- Born: Robert Young United Kingdom
- Occupation: Broadcaster
- Years active: 2002–present
- Known for: Being a presenter of business programmes on radio in the United Kingdom and the United States
- Awards: Africa Business Reporting Award

= Rob Young (broadcaster) =

British news presenter

Rob Young is a British presenter of Newsday on the BBC World Service and business programmes on radio in the United Kingdom and the United States. He is currently on the BBC World Service and The Today Programme in the UK, and Marketplace in the US.

== Career ==
Young has been a broadcaster since 2002. Young used to regularly present the business news on The Today Programme on BBC Radio 4 at 06.15 and 07.15 UK Time, interviewing chief executives from the UK's FTSE 100 Index and Foreign Trade Ministers. Young was commissioned by Prince Harry to produce a radio report assessing the link between mental and economic productivity, when the prince was editing Today on 27 December 2017.

On BBC World Service radio, Young presents Newsday, World Business Report and Business Matters. Young regularly presents 'Marketplace Morning Report from the BBC World Service' on Marketplace on US Public Radio, which is broadcast at 05.50 Eastern Time Zone. He is also a relief presenter of Newshour on the BBC World Service.

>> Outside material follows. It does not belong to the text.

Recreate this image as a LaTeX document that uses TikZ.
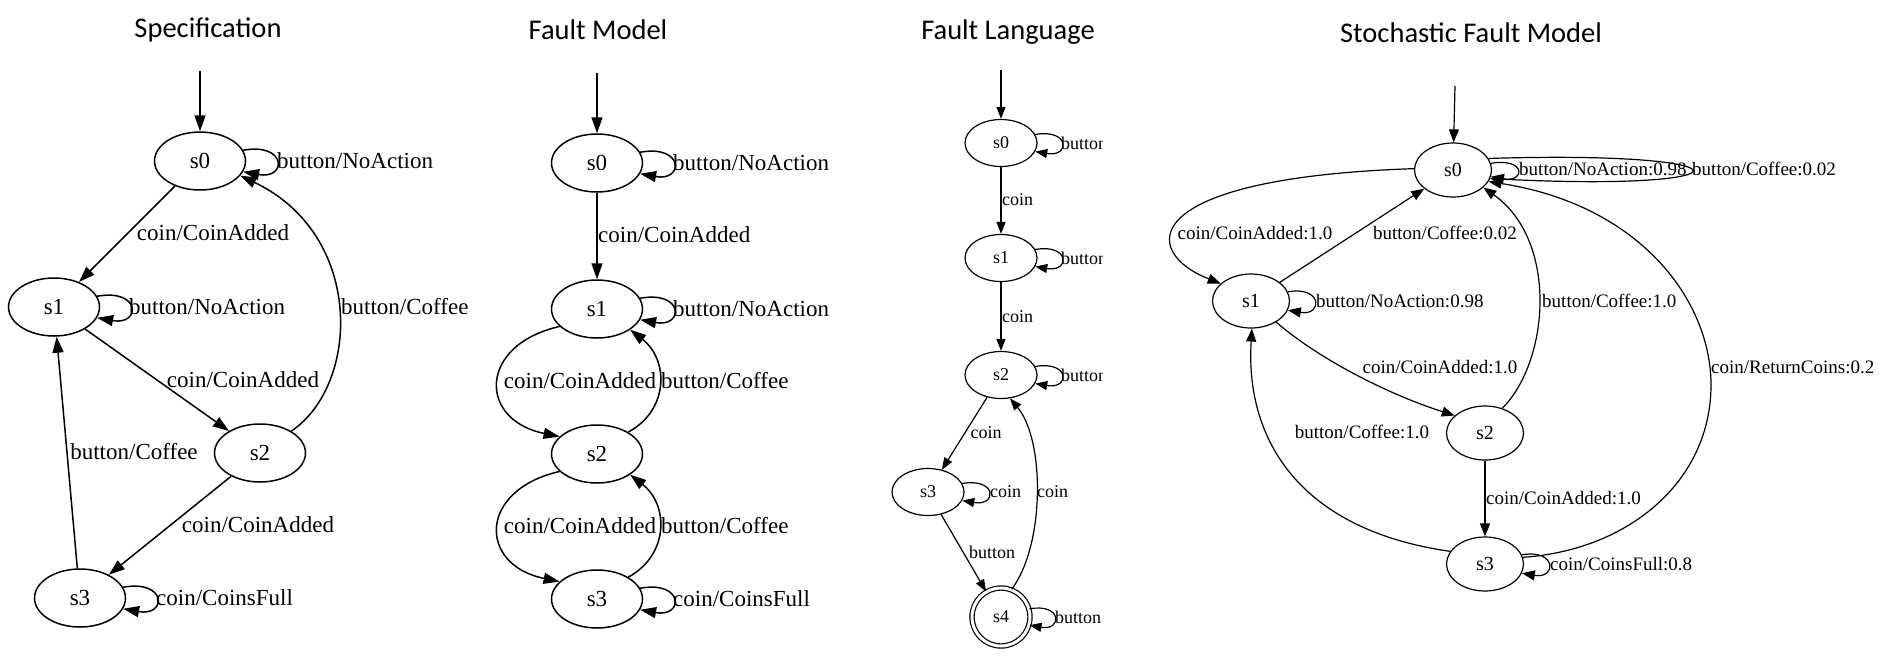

Young has reported around the world, covering the European debt crisis, the Arab Spring's economic roots and the rise of the economies of China and Africa. Young at one time presented BBC Radio 5 Live and its Wake Up to Money programme. Young's coverage of business matters around the world has been referenced by authors, financial experts and publications. In 2018 Young wrote a guest blog for the education project New Writing South called "how not to be a writer".